We were forewarned that it would be nippy, and that people from warmer climates would have to bundle up. In fact, the day we left for Beijing, China, the weather reports indicated a low of 1 degree Celsius! We would practically be in a freezer! Gloves! Boots! Oversized coats! A baggage problem waiting to happen!


(Photo courtesy of kaboodle.com)

A 6AM flight meant that we had to be at the airport at least by 4AM. You can imagine what that does for my sleep cycle. But the prospect of missing the flight - as part of a packaged tour already prepaid for - was much more disconcerting. That singular thought, more than anything, kept me up all night.

Seeing the area where we boarded gave me a dismal, sinking feeling: The carpets were even dirtier than I remembered, and we were asked to line up along the stairs, as the person checking the boarding passes was seated at the foot of the stairs. I felt like a college student back in Diliman all over again.

Thanks to some of our credit cards having "aerial" benefits, we were able to stay at the MIASCOR lounge before departing.
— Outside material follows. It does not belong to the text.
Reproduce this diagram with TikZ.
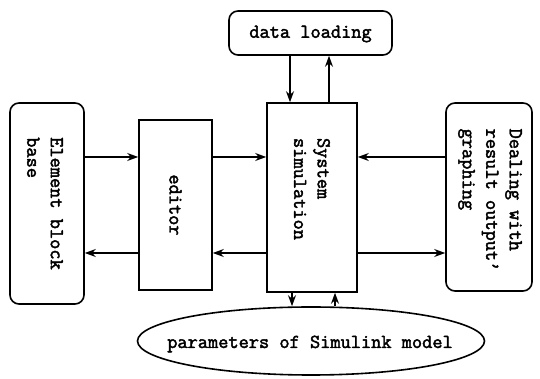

It had a comfortable seating area (though not really suited for sleeping if that was what you wanted to do), and a spread of canapes, cereals, sandwiches, rice, chicken, as well as coffee, juices and other soda drinks, that you could keep going back for over and over - I guess we'll go with the description of "buffet".

We boarded our Air China flight on the dot. It turned out that every Filipino on that flight was part of our tour group, and when a get together like that comes to pass, you'd have to be prepared for the decibel levels, snarky asides and gales of hilarious laughter. Already, you could feel the involuntary body jolt, as if we were holding on to a live wire: This was a trip to remember.

Breakfast from the airline took a long time coming, so Arthur suggested that we take a look at some movies stored in my iPod. And that's when we discovered - I must have left the iPod at the boarding area, where I was looking at weather reports and any last minute news about China.

I was determined NOT to let this tragedy color the tone of my trip.

Breakfast consisted of an omelette that would make plastic goods manufacturers proud, some fruits and yoghurt, as well as a choice of drinks. When you add the snotty flight attendants to the mix, you could have thought all of these things to be a bad foreboding of the trip to come.

The moment we landed, things changed - all for the better.


(Photo courtesy of panoramio.com)

Where else in the world did you have to take a train just to get your luggage?!? To say that Beijing Capital Airport was "huge" would qualify as one of the year's grossest understatements. Someone from our tour group reprised us of the fact that all of the glitz and beefing up of their airport was really fast tracked in time for the Beijing Olympics in 2008.

I wonder how we would fare should the Olympics be held in our fair islands.

As with most modern airports, the theme was sleek and modern. Shades of silver and grey, a smattering of white, metallic furniture and automatic gadgets - all of which lead to a frame of design that screamed "future".

One question kept popping up in our collective minds whenever we would drop in on the sights in Beijing, which was started in their airport terminal: Where does it end?


(Photo courtesy of crystalinks.com)



(Photo courtesy of noholidaynolife.com)


Whether it was Tiananmen Square, The Forbidden City, or the Great Wall, they all looked like they were stretching into infinity. While our lovely tour guide Laurie kept peltering us with facts about how many square meters each site was, my mind could not wrap around their metric measurements, as the visual landscape continued to stun and amaze me, one of the few times in my life where I am left in awe, my jaw dropped to the floor, and my mind was abuzz figuring out the amount of work it took to achieve these monuments and feats that can only inspire joy and wonder.

By the end of the trip, I had concluded that the Chinese were really size queens.